Какая — то полная старая дама истерически возвестила, что Гершензон был целомудренным борцом за настоящую литературную правду[246].

А бедный Гершензон в гробу — маленький, смиренный, так не напоминал «борца»!

В «кулуарах» в 1923-24 гг. шумел Андрей Белый, в сюртуке черном, что — то кому — то доказывал.

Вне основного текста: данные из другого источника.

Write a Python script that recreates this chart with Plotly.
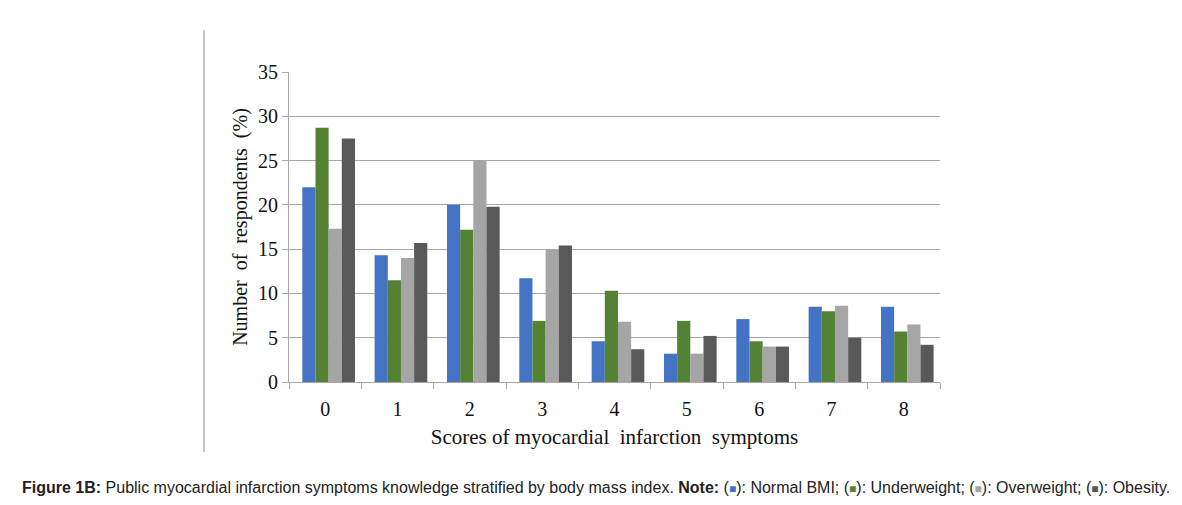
import plotly.graph_objects as go

categories = ["0", "1", "2", "3", "4", "5", "6", "7", "8"]
normal_bmi = [22.0, 14.3, 20.0, 11.7, 4.6, 3.2, 7.1, 8.5, 8.5]
underweight = [28.7, 11.5, 17.2, 6.9, 10.3, 6.9, 4.6, 8.0, 5.7]
overweight = [17.3, 14.0, 25.0, 15.0, 6.8, 3.2, 4.0, 8.6, 6.5]
obesity = [27.5, 15.7, 19.8, 15.4, 3.7, 5.2, 4.0, 5.0, 4.2]
y_ticks = [0, 5, 10, 15, 20, 25, 30, 35]

series = [
    ("Normal BMI", normal_bmi, "#4472C4"),
    ("Underweight", underweight, "#548235"),
    ("Overweight", overweight, "#A5A5A5"),
    ("Obesity", obesity, "#595959"),
]

bar_w = 0.182
fig = go.Figure()
for i, (name, vals, col) in enumerate(series):
    fig.add_trace(go.Bar(x=categories, y=vals, name=name, marker_color=col,
                         marker_line_width=0, width=bar_w, offset=-0.316 + i * bar_w))

serif = "Liberation Serif, Times New Roman, serif"
# page body has an 8px margin, so plot area is placed 8px up/left of the target
L, T = 281, 64
W, H = 651, 310
fig.update_layout(
    width=1182, height=505,
    margin=dict(l=L, r=1182 - L - W, t=T, b=505 - T - H),
    paper_bgcolor="white", plot_bgcolor="white",
    barmode="overlay",
    showlegend=False,
    font=dict(family=serif, size=20, color="#111"),
)
fig.update_yaxes(
    range=[0, 35], tickvals=y_ticks, showgrid=True, gridcolor="#A6A6A6", gridwidth=1.2,
    showline=True, linecolor="#A6A6A6", linewidth=1.2, ticks="outside", ticklen=6,
    tickcolor="#A6A6A6", zeroline=False,
    title=dict(text="Number&nbsp; of&nbsp; respondents&nbsp; (%)", font=dict(family=serif, size=20), standoff=4),
    tickfont=dict(family=serif, size=20),
)
fig.update_xaxes(
    showline=True, linecolor="#A6A6A6", linewidth=1.2, ticks="outside", ticklen=6,
    tickcolor="#A6A6A6", tickson="boundaries", showgrid=False, ticklabelstandoff=9,
    title=dict(text="Scores of myocardial&nbsp; infarction&nbsp; symptoms", font=dict(family=serif, size=21), standoff=10),
    tickfont=dict(family=serif, size=20),
)

# frame line at the left
fig.add_shape(type="line", xref="paper", yref="paper", x0=(204 - 289) / W, x1=(204 - 289) / W,
              y0=(382 - 452) / H, y1=(382 - 30) / H, line=dict(color="#A0A0A0", width=1.2))

sq = lambda c: "(<span style='color:%s;font-size:12px'>■</span>)" % c
caption = ("<b>Figure 1B:</b> Public myocardial infarction symptoms knowledge stratified by body mass index. "
           "<b>Note:</b> " + sq("#4472C4") + ": Normal BMI; " + sq("#548235") + ": Underweight; "
           + sq("#A5A5A5") + ": Overweight; " + sq("#595959") + ": Obesity.")
fig.add_annotation(text=caption, xref="paper", yref="paper", x=(20 - 289) / W, y=(382 - 487) / H,
                   xanchor="left", yanchor="middle", showarrow=False,
                   font=dict(family="Liberation Sans, Arial, sans-serif", size=16, color="#222"))

fig.write_html("out.html")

Я часто прислушивался к его речам, но язык Белого был непонятен: то была пора, когда он писал романы «Москва под ударом», «Московский чудак», а там попадались совершенно «непереводимые» на русский язык слова и фразы вроде «мизикало утро» и др.[247]'

Осенним «хрустальным» днем 1924 г. мимо здания ГАХН прошла многолюдная процессия: хоронили В. Я. Брюсова[248].

С балкона ГАХН кто — то дико крикнул.

Верный друг и былой соратник Брюсова по боям символистов со всякими врагами Андрей Белый с тоской вспоминал о многом, о юности их, о Поливановской гимназии, которую оба так любили, и рыдающе крикнул в эфир одну из своих путанных фраз[249].

В 1928 г. я встретил в ГАХН’е Стефана Цвейга: красивый, черноокий, одетый в костюм цвета «наваринского дыма с пламенем»[250]. Я был представлен ему, но не удался мне с ним разговор и в три слова, его осаждали «дамы». «Страх», «Амок», «Письмо незнакомки», — все эти милые женскому сердцу рассказы были в большой моде, и дамы наперебой говорили с автором новелл и «эссе», прошедших, кстати сказать, испытание временем и годных для любого читателя и на много лет вперед.

В ГАХН нередко со всякими лекциями и докладами по вопросам литературы и поэзии выступал и участвовал в прениях человек с тютчевским лицом, с красивым голосом и получше многих артистов декламировавший стихи Пушкина, Фета, Тютчева, Лермонтова и (редко) свои, — Вячеслав Иванович Иванов (кстати, он по — детски обижался, когда его фамилию произносили «Иванов», а не «Иванов»)[251].

Я не знал В. И. Иванова эпохи им выпестованных «Ор» (Петроград 1906–1912 гг.)[252], мистагога, жреца дионисовых исканий, каким показывает его нам Андрей Белый в своем мемуарном «Начале века»[253]. В Киеве в нашем «клане» стихи его читались, кое — что нравилось, но большинство стихов просто мы не поняли и, следовательно, прошли мимо.

Загрузка...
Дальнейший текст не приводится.